> **Exercise objective**
Copy exactly the lines from the start of the material through the line with "0.45, 0.35, 0.3];". Pictures stay out of the copy.
# start of Data extract
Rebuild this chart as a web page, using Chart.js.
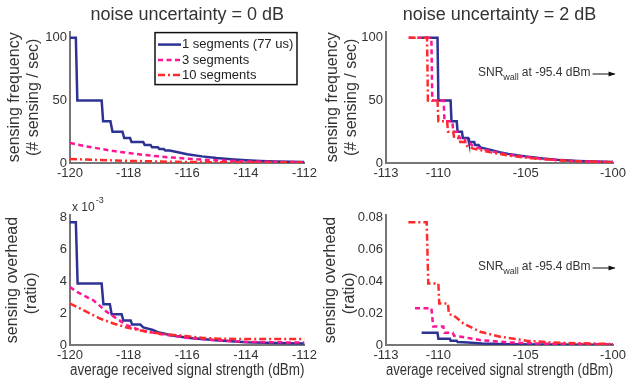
<!DOCTYPE html>
<html>
<head>
<meta charset="utf-8">
<script src="https://cdn.jsdelivr.net/npm/chart.js@4"></script>
<style>
  body { margin: 0; background: #fff; }
  #wrap { position: relative; width: 639px; height: 383px; }
  canvas { position: absolute; }
</style>
</head>
<body>
<div id="wrap">
  <canvas id="freq0" width="320" height="190" style="left:0;top:0"></canvas>
  <canvas id="freq2" width="319" height="190" style="left:320px;top:0"></canvas>
  <canvas id="ovh0" width="320" height="193" style="left:0;top:190px"></canvas>
  <canvas id="ovh2" width="319" height="193" style="left:320px;top:190px"></canvas>
</div>
<script>
// series names (legend)
const seriesNames = ['1 segments (77 us)', '3 segments', '10 segments'];

// noise uncertainty = 0 dB : sensing frequency (# sensing / sec)
const freq0Seg1X = [-120, -119.8, -119.75, -118.92, -118.87, -118.62, -118.55, -118.21, -118.15, -117.95, -117.9, -117.5, -117.45, -117.25, -117.2, -117.0, -116.95, -116.8, -116.75, -116.6, -116.4, -116.2, -116, -115.5, -115, -114.5, -114, -113.5, -113, -112.5, -112];
const freq0Seg1Y = [100, 100, 50, 50, 33.3, 33.3, 25, 25, 20, 20, 16.7, 16.7, 14.3, 14.3, 12.5, 12.5, 11.1, 11.1, 10, 10, 9, 8, 7, 5.3, 4, 3, 2.2, 1.6, 1.2, 0.9, 0.7];
const freq0Seg3X = [-120, -119.5, -119, -118.5, -118, -117.5, -117, -116.5, -116, -115.5, -115, -114.5, -114, -113, -112];
const freq0Seg3Y = [16, 13.5, 11.5, 9.5, 8, 6.5, 5.3, 4.3, 3.5, 2.7, 2.1, 1.7, 1.3, 0.9, 0.6];
const freq0Seg10X = [-120, -119, -118, -117, -116, -115, -114, -113, -112];
const freq0Seg10Y = [3.2, 2.4, 1.7, 1.2, 0.8, 0.6, 0.45, 0.35, 0.3];

// noise uncertainty = 2 dB : sensing frequency
const freq2Seg1X = [-111, -110.05, -110, -109.3, -109.25, -108.95, -108.9, -108.65, -108.6, -108.3, -108.25, -107.95, -107.9, -107.7, -107.6, -107.3, -107, -106.5, -106, -105.5, -105, -104, -103, -102, -101, -100];
const freq2Seg1Y = [100, 100, 50, 50, 33.3, 33.3, 25, 25, 20, 20, 16.7, 16.7, 14.3, 14.3, 12.5, 11.5, 10.5, 8.7, 7.3, 6.2, 5.3, 3.6, 2.3, 1.6, 1.1, 0.8];
const freq2Seg3X = [-111.7, -110.4, -110.35, -109.7, -109.65, -109.2, -109.15, -108.85, -108.8, -108.5, -108.45, -108.2, -108.1, -107.8, -107.5, -107, -106.5, -106, -105, -104, -103, -102, -101, -100];
const freq2Seg3Y = [100, 100, 50, 50, 33.3, 33.3, 25, 25, 20, 20, 16.7, 16.7, 14.3, 12.5, 11, 9.5, 8, 6.7, 4.8, 3.3, 2.1, 1.4, 1.0, 0.7];
const freq2Seg10X = [-111.7, -110.65, -110.6, -110.05, -110, -109.5, -109.45, -109.15, -109.1, -108.8, -108.75, -108.5, -108.45, -108.2, -108, -107.5, -107, -106.5, -106, -105, -104, -103, -102, -101, -100];
const freq2Seg10Y = [100, 100, 50, 50, 33.3, 33.3, 25, 25, 20, 20, 16.7, 16.7, 14.3, 12.5, 11.5, 10, 8.5, 7.2, 6, 4.3, 3, 2, 1.3, 0.9, 0.6];

// noise uncertainty = 0 dB : sensing overhead (ratio)
const ovh0Seg1X = [-120, -119.8, -119.74, -118.92, -118.86, -118.64, -118.58, -118.24, -118.18, -117.93, -117.88, -117.6, -117.5, -117.2, -117, -116.5, -116, -115, -114, -113, -112];
const ovh0Seg1Y = [0.0077, 0.0077, 0.00385, 0.00385, 0.00256, 0.00256, 0.00193, 0.00193, 0.00154, 0.00154, 0.00128, 0.00128, 0.0011, 0.00096, 0.0008, 0.0006, 0.00045, 0.0003, 0.00018, 0.00012, 0.0001];
const ovh0Seg3X = [-120, -119.77, -119.2, -118.75, -118.41, -118.07, -117.62, -116.94, -116.03, -115.12, -113.87, -112];
const ovh0Seg3Y = [0.00364, 0.00333, 0.0028, 0.00208, 0.00166, 0.00125, 0.00094, 0.00069, 0.00046, 0.00031, 0.00019, 0.00015];
const ovh0Seg10X = [-120, -119.43, -118.98, -118.52, -118.07, -117.39, -116.7, -116.03, -115.5, -115, -114, -112];
const ovh0Seg10Y = [0.0026, 0.00208, 0.00166, 0.00135, 0.0011, 0.00083, 0.00067, 0.00056, 0.00045, 0.0004, 0.00037, 0.00037];

// noise uncertainty = 2 dB : sensing overhead
const ovh2Seg1X = [-110.96, -110.05, -110, -109.34, -109.3, -108.95, -108.9, -108.3, -107.5, -106, -104, -100];
const ovh2Seg1Y = [0.0077, 0.0077, 0.00385, 0.00385, 0.0026, 0.0026, 0.0019, 0.0015, 0.001, 0.0005, 0.0003, 0.0001];
const ovh2Seg3X = [-111.34, -110.4, -110.3, -109.72, -109.65, -109.18, -109.1, -108.6, -107.62, -106.1, -104.5, -103.4, -100];
const ovh2Seg3Y = [0.0231, 0.0231, 0.0116, 0.0116, 0.0077, 0.0077, 0.0058, 0.005, 0.0031, 0.0017, 0.001, 0.0008, 0.0004];
const ovh2Seg10X = [-111.72, -110.67, -110.58, -110, -109.95, -109.45, -109.4, -109.14, -108.57, -107.62, -106.47, -104.95, -103.42, -100];
const ovh2Seg10Y = [0.077, 0.077, 0.0385, 0.0385, 0.026, 0.026, 0.0193, 0.0187, 0.0135, 0.0083, 0.0052, 0.0027, 0.0015, 0.0006];

// tick labels
const ticksX0 = [-120, -118, -116, -114, -112];
const ticksX2 = [-113, -110, -105, -100];
const ticksFreq = [0, 50, 100];
const ticksOvh0 = [0, 0.002, 0.004, 0.006, 0.008];
const ticksOvh2 = [0, 0.02, 0.04, 0.06, 0.08];

const FONT = "'Liberation Sans', Arial, Helvetica, sans-serif";
Chart.defaults.font.family = FONT;
Chart.defaults.color = '#333';

const lineStyles = [
    { color: '#2d3393', dash: [] },
    { color: '#ff1493', dash: [5, 3.5] },
    { color: '#ff2b2b', dash: [7, 3, 2, 3] }
];

function pts(xs, ys) {
    return xs.map((x, i) => ({ x: x, y: ys[i] }));
}

function drawLegend(ctx, a) {
    const left = a.left + 85, top = a.top + 1;
    ctx.fillStyle = '#fff';
    ctx.fillRect(left, top, 142, 52);
    ctx.strokeStyle = '#111';
    ctx.lineWidth = 1.5;
    ctx.setLineDash([]);
    ctx.strokeRect(left, top, 142, 52);
    ctx.font = '13px ' + FONT;
    ctx.textBaseline = 'middle';
    ctx.textAlign = 'left';
    const rows = [12, 27.5, 42.5];
    seriesNames.forEach((name, i) => {
        const y = top + rows[i];
        ctx.strokeStyle = lineStyles[i].color;
        ctx.lineWidth = 2.5;
        ctx.setLineDash(lineStyles[i].dash);
        ctx.beginPath();
        ctx.moveTo(left + 3, y);
        ctx.lineTo(left + 26, y);
        ctx.stroke();
        ctx.fillStyle = '#222';
        ctx.fillText(name, left + 27, y);
    });
    ctx.setLineDash([]);
}

function drawSnr(ctx, x, y) {
    ctx.fillStyle = '#333';
    ctx.textBaseline = 'middle';
    ctx.textAlign = 'left';
    ctx.font = '12px ' + FONT;
    ctx.fillText('SNR', x, y);
    let w = ctx.measureText('SNR').width;
    ctx.font = '9px ' + FONT;
    ctx.fillText('wall', x + w, y + 5);
    w += ctx.measureText('wall').width + 3;
    ctx.font = '12px ' + FONT;
    ctx.fillText('at -95.4 dBm', x + w, y);
    w += ctx.measureText('at -95.4 dBm').width + 2;
    const x0 = x + w, x1 = x0 + 22;
    ctx.strokeStyle = '#111';
    ctx.lineWidth = 1;
    ctx.setLineDash([]);
    ctx.beginPath();
    ctx.moveTo(x0, y + 1);
    ctx.lineTo(x1, y + 1);
    ctx.stroke();
    ctx.fillStyle = '#111';
    ctx.beginPath();
    ctx.moveTo(x1 + 1, y + 1);
    ctx.lineTo(x1 - 6, y - 1.5);
    ctx.lineTo(x1 - 6, y + 3.5);
    ctx.closePath();
    ctx.fill();
}

function drawExponent(ctx, x, y) {
    ctx.fillStyle = '#333';
    ctx.textBaseline = 'middle';
    ctx.textAlign = 'left';
    ctx.font = '12px ' + FONT;
    ctx.fillText('x 10', x, y);
    const w = ctx.measureText('x 10').width;
    ctx.font = '9px ' + FONT;
    ctx.fillText('-3', x + w + 1, y - 7);
}

const decor = {
    id: 'decor',
    afterDraw(chart, args, opts) {
        const ctx = chart.ctx, a = chart.chartArea;
        ctx.save();
        if (opts.legend) drawLegend(ctx, a);
        if (opts.snrY) drawSnr(ctx, a.left + 92, opts.snrY);
        if (opts.exponent) drawExponent(ctx, a.left + 2, a.top - 7);
        ctx.restore();
    }
};

function makeChart(id, c) {
    const ctx = document.getElementById(id).getContext('2d');
    const datasets = c.series.map((s, i) => ({
        label: seriesNames[i],
        data: pts(s[0], s[1]),
        borderColor: lineStyles[i].color,
        borderDash: lineStyles[i].dash,
        borderWidth: 2.5,
        pointRadius: 0,
        tension: 0,
        fill: false,
        order: 3 - i
    }));
    return new Chart(ctx, {
        type: 'line',
        data: { datasets: datasets },
        plugins: [decor],
        options: {
            responsive: false,
            animation: false,
            events: [],
            layout: { padding: { left: 0, right: c.padRight, top: c.padTop || 0, bottom: 0 } },
            plugins: {
                legend: { display: false },
                tooltip: { enabled: false },
                title: {
                    display: !!c.title,
                    text: c.title,
                    fullSize: false,
                    color: '#333',
                    font: { size: 18, weight: 'normal' },
                    padding: { top: 4, bottom: 6 }
                },
                decor: c.decor || {}
            },
            scales: {
                x: {
                    type: 'linear',
                    min: c.xMin,
                    max: c.xMax,
                    afterBuildTicks: s => { s.ticks = c.xTicks.map(v => ({ value: v })); },
                    afterFit: s => { s.height = c.xHeight; },
                    grid: { display: false, drawTicks: false },
                    border: { display: true, color: '#777', width: 2 },
                    ticks: { padding: 3, font: { size: 13 }, color: '#333', maxRotation: 0 },
                    title: {
                        display: !!c.xTitle,
                        text: c.xTitle,
                        color: '#333',
                        font: { size: 16 },
                        padding: { top: 0, bottom: 3 }
                    }
                },
                y: {
                    type: 'linear',
                    min: 0,
                    max: c.yMax,
                    afterBuildTicks: s => { s.ticks = c.yTicks.map(v => ({ value: v })); },
                    afterFit: s => { s.width = c.yWidth; },
                    grid: { display: false, drawTicks: false },
                    border: { display: true, color: '#777', width: 2 },
                    ticks: { padding: 3, font: { size: 13 }, color: '#333', callback: c.yFmt },
                    title: {
                        display: true,
                        text: c.yTitle,
                        color: '#333',
                        font: { size: 16 },
                        padding: { top: c.yTitlePad, bottom: 0 }
                    }
                }
            }
        }
    });
}

const xTitle = 'average received signal strength (dBm)';
const freqTitle = ['sensing frequency', '(# sensing / sec)'];
// trailing spaces push "(ratio)" a little lower, as in the original figure
const ovhTitle = ['sensing overhead', '(ratio)      '];

makeChart('freq0', {
    series: [[freq0Seg1X, freq0Seg1Y], [freq0Seg3X, freq0Seg3Y], [freq0Seg10X, freq0Seg10Y]],
    xMin: -120, xMax: -112, xTicks: ticksX0,
    yMax: 105, yTicks: ticksFreq,
    title: 'noise uncertainty = 0 dB',
    yTitle: freqTitle, yTitlePad: 5,
    yWidth: 70, padRight: 15, xHeight: 27,
    decor: { legend: true }
});

makeChart('freq2', {
    series: [[freq2Seg1X, freq2Seg1Y], [freq2Seg3X, freq2Seg3Y], [freq2Seg10X, freq2Seg10Y]],
    xMin: -113, xMax: -100, xTicks: ticksX2,
    yMax: 105, yTicks: ticksFreq,
    title: 'noise uncertainty = 2 dB',
    yTitle: freqTitle, yTitlePad: 3,
    yWidth: 66, padRight: 26, xHeight: 27,
    decor: { snrY: 73 }
});

makeChart('ovh0', {
    series: [[ovh0Seg1X, ovh0Seg1Y], [ovh0Seg3X, ovh0Seg3Y], [ovh0Seg10X, ovh0Seg10Y]],
    xMin: -120, xMax: -112, xTicks: ticksX0,
    yMax: 0.00815, yTicks: ticksOvh0,
    yFmt: v => String(Math.round(v * 1000)),
    yTitle: ovhTitle, yTitlePad: 3,
    xTitle: xTitle,
    yWidth: 70, padRight: 15, padTop: 25, xHeight: 38,
    decor: { exponent: true }
});

makeChart('ovh2', {
    series: [[ovh2Seg1X, ovh2Seg1Y], [ovh2Seg3X, ovh2Seg3Y], [ovh2Seg10X, ovh2Seg10Y]],
    xMin: -113, xMax: -100, xTicks: ticksX2,
    yMax: 0.0815, yTicks: ticksOvh2,
    yTitle: ovhTitle, yTitlePad: 1,
    xTitle: xTitle,
    yWidth: 66, padRight: 26, padTop: 25, xHeight: 38,
    decor: { snrY: 77 }
});
</script>
</body>
</html>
# end of Data extract
> **Result of this exercise**
Rebuild this chart as a web page, using Chart.js.
<!DOCTYPE html>
<html>
<head>
<meta charset="utf-8">
<script src="https://cdn.jsdelivr.net/npm/chart.js@4"></script>
<style>
  body { margin: 0; background: #fff; }
  #wrap { position: relative; width: 639px; height: 383px; }
  canvas { position: absolute; }
</style>
</head>
<body>
<div id="wrap">
  <canvas id="freq0" width="320" height="190" style="left:0;top:0"></canvas>
  <canvas id="freq2" width="319" height="190" style="left:320px;top:0"></canvas>
  <canvas id="ovh0" width="320" height="193" style="left:0;top:190px"></canvas>
  <canvas id="ovh2" width="319" height="193" style="left:320px;top:190px"></canvas>
</div>
<script>
// series names (legend)
const seriesNames = ['1 segments (77 us)', '3 segments', '10 segments'];

// noise uncertainty = 0 dB : sensing frequency (# sensing / sec)
const freq0Seg1X = [-120, -119.8, -119.75, -118.92, -118.87, -118.62, -118.55, -118.21, -118.15, -117.95, -117.9, -117.5, -117.45, -117.25, -117.2, -117.0, -116.95, -116.8, -116.75, -116.6, -116.4, -116.2, -116, -115.5, -115, -114.5, -114, -113.5, -113, -112.5, -112];
const freq0Seg1Y = [100, 100, 50, 50, 33.3, 33.3, 25, 25, 20, 20, 16.7, 16.7, 14.3, 14.3, 12.5, 12.5, 11.1, 11.1, 10, 10, 9, 8, 7, 5.3, 4, 3, 2.2, 1.6, 1.2, 0.9, 0.7];
const freq0Seg3X = [-120, -119.5, -119, -118.5, -118, -117.5, -117, -116.5, -116, -115.5, -115, -114.5, -114, -113, -112];
const freq0Seg3Y = [16, 13.5, 11.5, 9.5, 8, 6.5, 5.3, 4.3, 3.5, 2.7, 2.1, 1.7, 1.3, 0.9, 0.6];
const freq0Seg10X = [-120, -119, -118, -117, -116, -115, -114, -113, -112];
const freq0Seg10Y = [3.2, 2.4, 1.7, 1.2, 0.8, 0.6, 0.45, 0.35, 0.3];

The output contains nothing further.